If you are struggling to make your mortgage payments each month, you need to analyze what has changed in your life since you originally signed to pay the loan. Your lienholder will require you to document the change in a hardship letter, so it's the first place to start your discussion. In most cases you can find the lender's loss mitigation requirements and how to meet the parameters to modify your loan on their website. Typically, they are looking for a major event in your life such as loss of job for extended period of time, significant illness or death in the family of primary wage-earner. Simply feeling the financial crunch that all Americans are feeling isn't enough in most cases for a loan modification.
Do some research on the various government programs so you know your options with the bank. A great place to start is the Making Home Affordable website: www.makinghomeaffordable.gov where you'll see almost everything the banks can and cannot do for your particular case. Remember, "can" doesn't usually translate into "will" do for you. Some options are refinancing to a lower rate, increasing the length of your loan term from 30 to 40 years, or banks can eliminate some of your principal (which is not done very often at all).
I highly recommend seeking the counsel of a qualified housing counseling agency. You can find a local agency at www.hud.gov and they just received another $10m in counseling grants to continue their efforts to help Americans stay in their homes. They will guide you through the process as much as possible for a minimal fee or for free. Stay away from the advertised loan modification companies that guarantee to keep you in your home for a fee. You can find more about these scam companies at www.preventloanscams.org .
Once you've identified that you meet the basic qualifications for the bank either via their website or in conjunction with the MHA programs and your HUD counselor, then it's time to contact your lender and start the process. Don't forget to take a deep breath before you make the phone call or hit "submit" on the online form. This is not an easy nor short process and it will test your resolve more than once. What appears to be a straight-forward process is long, drawn-out, and nerve-wracking. In order to prove you're really enduring a hardship with your current payment you will typically need to be 3 months late on your mortgage payment (don't skip a payment until you verify it's required with your bank). This will trigger the bank's foreclosure process and you will get daily collection phone calls, threatening letters and notices of foreclosure auction proceedings.
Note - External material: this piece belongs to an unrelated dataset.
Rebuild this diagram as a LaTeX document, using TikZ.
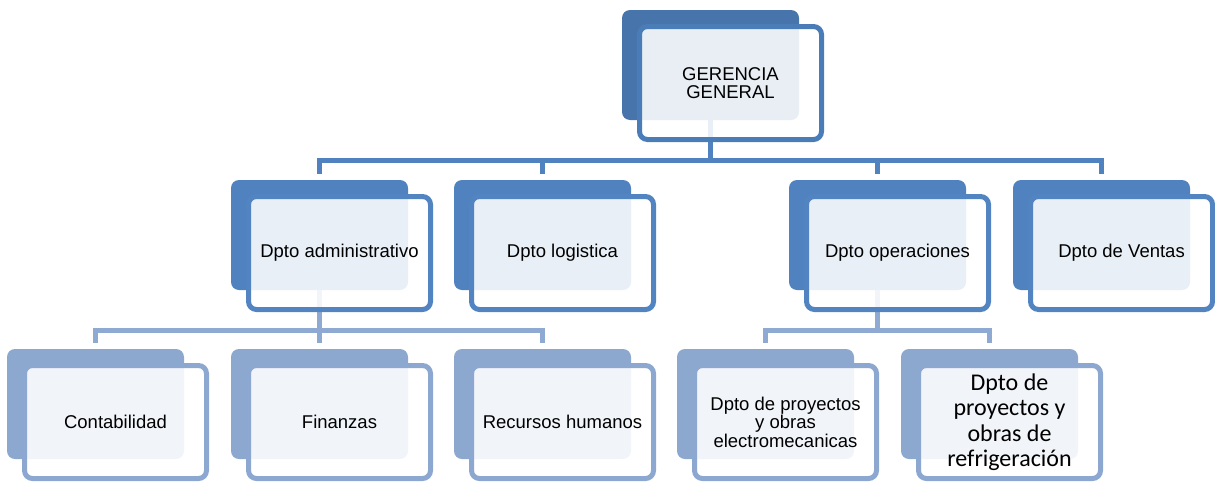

Lastly, develop a back-up plan in case the modification is denied. Will you be able to rally the money together to stay in the home or is losing the house your only option? Consider if a short sale is an option for you to save some of your credit rating and meet with a local Realtor to determine your home's market value in today's market. Make sure you choose a Realtor who is extremely familiar with the short sale process, can walk you through the steps, and can act quickly to stall foreclosure auctions if necessary.